──────── Supplied material ────────

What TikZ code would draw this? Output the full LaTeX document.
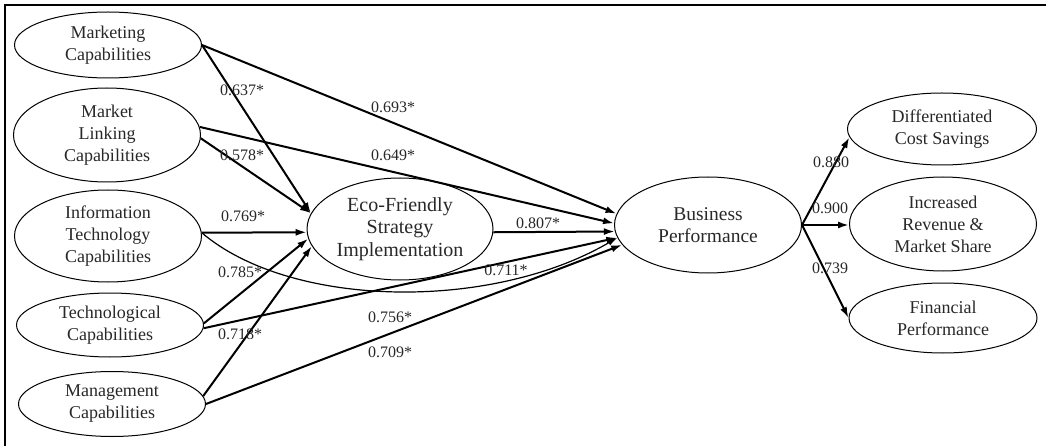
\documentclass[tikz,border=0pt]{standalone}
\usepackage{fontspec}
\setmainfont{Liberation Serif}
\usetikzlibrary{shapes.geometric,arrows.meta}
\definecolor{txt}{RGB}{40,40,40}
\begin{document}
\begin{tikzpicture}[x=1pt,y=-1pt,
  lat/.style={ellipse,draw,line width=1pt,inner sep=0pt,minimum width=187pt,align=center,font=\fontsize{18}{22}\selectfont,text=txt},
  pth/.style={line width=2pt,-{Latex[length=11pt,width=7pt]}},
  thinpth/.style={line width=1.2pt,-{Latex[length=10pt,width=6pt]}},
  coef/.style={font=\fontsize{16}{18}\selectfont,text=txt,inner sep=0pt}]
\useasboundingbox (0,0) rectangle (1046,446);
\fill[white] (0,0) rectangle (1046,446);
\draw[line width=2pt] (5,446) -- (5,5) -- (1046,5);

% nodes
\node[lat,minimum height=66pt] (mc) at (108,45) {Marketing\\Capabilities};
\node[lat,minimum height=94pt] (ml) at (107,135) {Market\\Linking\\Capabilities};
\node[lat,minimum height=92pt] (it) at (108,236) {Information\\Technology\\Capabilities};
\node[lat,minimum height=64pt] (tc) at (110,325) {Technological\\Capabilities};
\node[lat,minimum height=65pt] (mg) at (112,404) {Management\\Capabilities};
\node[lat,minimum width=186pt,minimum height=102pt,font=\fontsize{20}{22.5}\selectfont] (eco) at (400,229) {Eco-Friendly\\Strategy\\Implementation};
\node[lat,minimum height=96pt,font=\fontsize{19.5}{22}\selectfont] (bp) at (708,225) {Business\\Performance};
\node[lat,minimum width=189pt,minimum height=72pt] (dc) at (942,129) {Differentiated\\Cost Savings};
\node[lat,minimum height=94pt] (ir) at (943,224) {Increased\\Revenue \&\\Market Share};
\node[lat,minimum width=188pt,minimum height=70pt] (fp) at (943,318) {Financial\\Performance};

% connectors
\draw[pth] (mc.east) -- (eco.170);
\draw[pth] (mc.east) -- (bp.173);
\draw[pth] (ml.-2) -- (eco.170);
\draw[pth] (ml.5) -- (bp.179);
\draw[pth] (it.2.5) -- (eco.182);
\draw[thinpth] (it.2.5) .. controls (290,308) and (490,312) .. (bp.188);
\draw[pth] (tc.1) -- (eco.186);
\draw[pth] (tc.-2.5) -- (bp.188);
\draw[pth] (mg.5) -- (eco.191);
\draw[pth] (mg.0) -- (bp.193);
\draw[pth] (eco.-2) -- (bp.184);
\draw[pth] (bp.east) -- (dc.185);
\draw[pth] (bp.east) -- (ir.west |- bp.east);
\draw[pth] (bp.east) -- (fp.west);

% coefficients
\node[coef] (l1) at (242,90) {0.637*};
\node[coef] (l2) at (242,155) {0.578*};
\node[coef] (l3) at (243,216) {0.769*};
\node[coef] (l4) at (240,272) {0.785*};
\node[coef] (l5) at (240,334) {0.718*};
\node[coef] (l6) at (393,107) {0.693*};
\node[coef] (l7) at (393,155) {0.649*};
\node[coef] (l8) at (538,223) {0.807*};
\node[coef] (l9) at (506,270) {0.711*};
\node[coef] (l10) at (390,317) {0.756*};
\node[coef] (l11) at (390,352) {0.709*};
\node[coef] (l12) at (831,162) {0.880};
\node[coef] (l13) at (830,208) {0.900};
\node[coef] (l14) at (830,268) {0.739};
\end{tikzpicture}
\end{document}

────────

* Do this:
Omit pictures; set down the rest of the material word for word.

* Reply:
What TikZ code would draw this? Output the full LaTeX document.
\documentclass[tikz,border=0pt]{standalone}
\usepackage{fontspec}
\setmainfont{Liberation Serif}
\usetikzlibrary{shapes.geometric,arrows.meta}
\definecolor{txt}{RGB}{40,40,40}
\begin{document}
\begin{tikzpicture}[x=1pt,y=-1pt,
  lat/.style={ellipse,draw,line width=1pt,inner sep=0pt,minimum width=187pt,align=center,font=\fontsize{18}{22}\selectfont,text=txt},
  pth/.style={line width=2pt,-{Latex[length=11pt,width=7pt]}},
  thinpth/.style={line width=1.2pt,-{Latex[length=10pt,width=6pt]}},
  coef/.style={font=\fontsize{16}{18}\selectfont,text=txt,inner sep=0pt}]
\useasboundingbox (0,0) rectangle (1046,446);
\fill[white] (0,0) rectangle (1046,446);
\draw[line width=2pt] (5,446) -- (5,5) -- (1046,5);

% nodes
\node[lat,minimum height=66pt] (mc) at (108,45) {Marketing\\Capabilities};
\node[lat,minimum height=94pt] (ml) at (107,135) {Market\\Linking\\Capabilities};
\node[lat,minimum height=92pt] (it) at (108,236) {Information\\Technology\\Capabilities};
\node[lat,minimum height=64pt] (tc) at (110,325) {Technological\\Capabilities};
\node[lat,minimum height=65pt] (mg) at (112,404) {Management\\Capabilities};
\node[lat,minimum width=186pt,minimum height=102pt,font=\fontsize{20}{22.5}\selectfont] (eco) at (400,229) {Eco-Friendly\\Strategy\\Implementation};
\node[lat,minimum height=96pt,font=\fontsize{19.5}{22}\selectfont] (bp) at (708,225) {Business\\Performance};
\node[lat,minimum width=189pt,minimum height=72pt] (dc) at (942,129) {Differentiated\\Cost Savings};
\node[lat,minimum height=94pt] (ir) at (943,224) {Increased\\Revenue \&\\Market Share};
\node[lat,minimum width=188pt,minimum height=70pt] (fp) at (943,318) {Financial\\Performance};

% connectors
\draw[pth] (mc.east) -- (eco.170);
\draw[pth] (mc.east) -- (bp.173);
\draw[pth] (ml.-2) -- (eco.170);
\draw[pth] (ml.5) -- (bp.179);
\draw[pth] (it.2.5) -- (eco.182);
\draw[thinpth] (it.2.5) .. controls (290,308) and (490,312) .. (bp.188);
\draw[pth] (tc.1) -- (eco.186);
\draw[pth] (tc.-2.5) -- (bp.188);
\draw[pth] (mg.5) -- (eco.191);
\draw[pth] (mg.0) -- (bp.193);
\draw[pth] (eco.-2) -- (bp.184);
\draw[pth] (bp.east) -- (dc.185);
\draw[pth] (bp.east) -- (ir.west |- bp.east);
\draw[pth] (bp.east) -- (fp.west);

% coefficients
\node[coef] (l1) at (242,90) {0.637*};
\node[coef] (l2) at (242,155) {0.578*};
\node[coef] (l3) at (243,216) {0.769*};
\node[coef] (l4) at (240,272) {0.785*};
\node[coef] (l5) at (240,334) {0.718*};
\node[coef] (l6) at (393,107) {0.693*};
\node[coef] (l7) at (393,155) {0.649*};
\node[coef] (l8) at (538,223) {0.807*};
\node[coef] (l9) at (506,270) {0.711*};
\node[coef] (l10) at (390,317) {0.756*};
\node[coef] (l11) at (390,352) {0.709*};
\node[coef] (l12) at (831,162) {0.880};
\node[coef] (l13) at (830,208) {0.900};
\node[coef] (l14) at (830,268) {0.739};
\end{tikzpicture}
\end{document}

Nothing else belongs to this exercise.